*Request:* From the first line of the data below through the line bearing "0, 2.5, 19.6];", reproduce each line exactly; do not include pictures.

———

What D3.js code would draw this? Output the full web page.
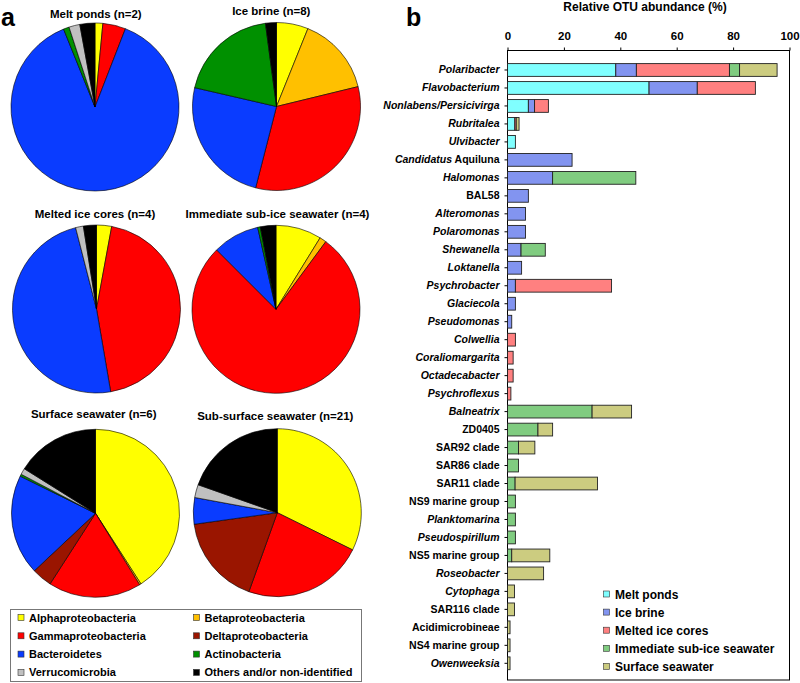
<!DOCTYPE html>
<html><head><meta charset="utf-8">
<script src="https://cdn.jsdelivr.net/npm/d3@7"></script>
<style>
body{margin:0;background:#fff}
svg{font-family:"Liberation Sans",Arial,sans-serif;font-weight:bold}
</style>
</head><body><svg id="c" width="800" height="683"></svg>
<script>
// ---------- Panel a data ----------
const groups = ["Alphaproteobacteria","Betaproteobacteria","Gammaproteobacteria","Deltaproteobacteria","Bacteroidetes","Actinobacteria","Verrucomicrobia","Others and/or non-identified"];
const groupColors = ["#ffff00","#ffc000","#ff0000","#9a1500","#0a3cff","#009000","#c0c0c0","#000000"];
const pieTitles = ["Melt ponds (n=2)","Ice brine (n=8)","Melted ice cores (n=4)","Immediate sub-ice seawater (n=4)","Surface seawater (n=6)","Sub-surface seawater (n=21)"];
const meltPonds   = [1.5, 0, 4.4, 0, 88.0, 1.1, 2.1, 2.9];
const iceBrine    = [6.1, 15.1, 32.8, 0, 24.6, 19.3, 0, 2.1];
const meltedCores = [2.9, 0, 44.4, 0, 48.7, 0, 1.5, 2.5];
const subIce      = [8.8, 1.3, 77.4, 0, 9.0, 0.5, 0, 3.0];
const surfaceSW   = [40.9, 0.3, 17.9, 3.9, 19.3, 0.4, 1.2, 16.1];
const subSurfSW   = [32.3, 0, 23.2, 17.3, 5.1, 0, 2.5, 19.6];

// ---------- Panel b data ----------
const genera = ["*Polaribacter*","*Flavobacterium*","*Nonlabens/Persicivirga*","*Rubritalea*","*Ulvibacter*","*Candidatus* Aquiluna","*Halomonas*","BAL58","*Alteromonas*","*Polaromonas*","*Shewanella*","*Loktanella*","*Psychrobacter*","*Glaciecola*","*Pseudomonas*","*Colwellia*","*Coraliomargarita*","*Octadecabacter*","*Psychroflexus*","*Balneatrix*","ZD0405","SAR92 clade","SAR86 clade","SAR11 clade","NS9 marine group","*Planktomarina*","*Pseudospirillum*","NS5 marine group","*Roseobacter*","*Cytophaga*","SAR116 clade","Acidimicrobineae","NS4 marine group","*Owenweeksia*"];
const habitats = ["Melt ponds","Ice brine","Melted ice cores","Immediate sub-ice seawater","Surface seawater"];
const habitatColors = ["#80ffff","#8294f0","#ff8080","#80cc80","#cccc80"];
const barMeltPonds   = [38.4,50.2,7.4,2.6,2.8,0,0,0,0,0,0,0,0,0,0,0,0,0,0,0,0,0,0,0,0,0,0,0,0,0,0,0,0,0];
const barIceBrine    = [7.3,17.1,2.2,0,0,22.9,16.0,7.4,6.4,6.4,4.8,5.0,2.8,2.8,1.5,0,0,0,0,0,0,0,0,0,0,0,0,0,0,0,0,0,0,0];
const barMeltedCores = [33.0,20.6,4.9,0.5,0,0,0,0,0,0,0,0,34.1,0,0,2.8,2.0,2.0,1.2,0,0,0,0,0,0,0,0,0,0,0,0,0,0,0];
const barSubIce      = [3.6,0,0,0,0,0,29.5,0,0,0,8.6,0,0,0,0,0,0,0,0,30.0,10.8,3.9,3.9,2.7,2.8,2.8,2.8,1.5,0,0,0,0,0,0];
const barSurface     = [13.3,0,0,1.0,0,0,0,0,0,0,0,0,0,0,0,0,0,0,0,14.0,5.2,5.8,0,29.2,0,0,0,13.5,12.8,2.5,2.5,0.9,0.9,0.9];
const xTicks = [0,20,40,60,80,100];

const svg = d3.select("#c");

// ---------- Panel a ----------
svg.append("text").attr("x",1).attr("y",26).attr("font-size",25).text("a");
const pieData = [meltPonds, iceBrine, meltedCores, subIce, surfaceSW, subSurfSW];
const pieCenters = [[95,107],[276.5,106.5],[96.5,309],[276,309.3],[95.5,513.3],[277.3,512.7]];
const titlePos = [[95.8,18],[271.3,15],[95,218],[277.5,218],[93.7,418],[275.3,420]];
const pie = d3.pie().sort(null).value(d => d);
const arc = d3.arc().innerRadius(0).outerRadius(84);
pieData.forEach((vals, i) => {
  const g = svg.append("g").attr("transform", `translate(${pieCenters[i]})`);
  g.selectAll("path").data(pie(vals).filter(d => d.value > 0)).join("path")
    .attr("d", arc).attr("fill", d => groupColors[d.index])
    .attr("stroke", "#000").attr("stroke-width", 0.6).attr("stroke-linejoin","round");
  svg.append("text").attr("x", titlePos[i][0]).attr("y", titlePos[i][1])
    .attr("text-anchor","middle").attr("font-size",11.5).text(pieTitles[i]);
});

// left legend
svg.append("rect").attr("x",10.5).attr("y",609.5).attr("width",351).attr("height",72)
  .attr("fill","none").attr("stroke","#777").attr("stroke-width",1);
groups.forEach((gname, i) => {
  const col = i % 2, row = Math.floor(i / 2);
  const x = col ? 193.5 : 18, y = 617.5 + row * 18.3;
  svg.append("rect").attr("x", x).attr("y", y - 3).attr("width",6).attr("height",6)
    .attr("fill", groupColors[i]).attr("stroke","#333").attr("stroke-width",0.6);
  svg.append("text").attr("x", x + 11).attr("y", y + 4).attr("font-size",11).text(gname);
});

// ---------- Panel b ----------
svg.append("text").attr("x",406).attr("y",26).attr("font-size",25).text("b");
const x = d3.scaleLinear().domain([0,100]).range([507.5,789.5]);
const y = d3.scaleBand().domain(d3.range(genera.length)).range([61,672.3]).paddingInner(0.29).paddingOuter(0.145);

const rows = genera.map((g, i) => {
  const r = {i};
  habitats.forEach((h, k) => r[h] = [barMeltPonds,barIceBrine,barMeltedCores,barSubIce,barSurface][k][i]);
  return r;
});
const stacked = d3.stack().keys(habitats)(rows);

// frame
svg.append("rect").attr("x",x(0)).attr("y",50.5).attr("width",x(100)-x(0)).attr("height",629.5)
  .attr("fill","none").attr("stroke","#000").attr("stroke-width",1);

stacked.forEach((layer, k) => {
  svg.append("g").selectAll("rect").data(layer.filter(d => d[1]-d[0] > 0)).join("rect")
    .attr("x", d => x(d[0])).attr("width", d => x(d[1]) - x(d[0]))
    .attr("y", d => y(d.data.i)).attr("height", y.bandwidth())
    .attr("fill", habitatColors[k]).attr("stroke","#222").attr("stroke-width",0.9);
});

const xAxis = svg.append("g").attr("transform","translate(0,50.5)")
  .call(d3.axisTop(x).tickValues(xTicks).tickSize(3).tickSizeOuter(0).tickPadding(8));
xAxis.select(".domain").remove();
xAxis.selectAll("text").attr("font-size",11.5).attr("font-family",null).attr("font-weight","bold").attr("fill","#000");

const yAxis = svg.append("g").attr("transform",`translate(${x(0)},0)`)
  .call(d3.axisLeft(y).tickSize(3).tickSizeOuter(0).tickPadding(5).tickFormat(() => ""));
yAxis.select(".domain").remove();
yAxis.selectAll(".tick text").each(function(i) {
  const t = d3.select(this).attr("font-size",10.5).attr("font-family",null).attr("font-weight","bold").attr("fill","#000");
  const parts = genera[i].split("*");
  parts.forEach((p, j) => {
    if (!p) return;
    t.append("tspan").attr("font-style", j % 2 ? "italic" : "normal").text(p);
  });
});

svg.append("text").attr("x",645).attr("y",11).attr("text-anchor","middle").attr("font-size",12)
  .text("Relative OTU abundance (%)");

// right legend
habitats.forEach((h, k) => {
  const yy = 594 + k * 18.1;
  svg.append("rect").attr("x",603.5).attr("y",yy-3).attr("width",6).attr("height",6)
    .attr("fill", habitatColors[k]).attr("stroke","#333").attr("stroke-width",0.6);
  svg.append("text").attr("x",615).attr("y",yy+4.5).attr("font-size",12).text(h);
});
</script></body></html>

———

*Final result:*
What D3.js code would draw this? Output the full web page.
<!DOCTYPE html>
<html><head><meta charset="utf-8">
<script src="https://cdn.jsdelivr.net/npm/d3@7"></script>
<style>
body{margin:0;background:#fff}
svg{font-family:"Liberation Sans",Arial,sans-serif;font-weight:bold}
</style>
</head><body><svg id="c" width="800" height="683"></svg>
<script>
// ---------- Panel a data ----------
const groups = ["Alphaproteobacteria","Betaproteobacteria","Gammaproteobacteria","Deltaproteobacteria","Bacteroidetes","Actinobacteria","Verrucomicrobia","Others and/or non-identified"];
const groupColors = ["#ffff00","#ffc000","#ff0000","#9a1500","#0a3cff","#009000","#c0c0c0","#000000"];
const pieTitles = ["Melt ponds (n=2)","Ice brine (n=8)","Melted ice cores (n=4)","Immediate sub-ice seawater (n=4)","Surface seawater (n=6)","Sub-surface seawater (n=21)"];
const meltPonds   = [1.5, 0, 4.4, 0, 88.0, 1.1, 2.1, 2.9];
const iceBrine    = [6.1, 15.1, 32.8, 0, 24.6, 19.3, 0, 2.1];
const meltedCores = [2.9, 0, 44.4, 0, 48.7, 0, 1.5, 2.5];
const subIce      = [8.8, 1.3, 77.4, 0, 9.0, 0.5, 0, 3.0];
const surfaceSW   = [40.9, 0.3, 17.9, 3.9, 19.3, 0.4, 1.2, 16.1];
const subSurfSW   = [32.3, 0, 23.2, 17.3, 5.1, 0, 2.5, 19.6];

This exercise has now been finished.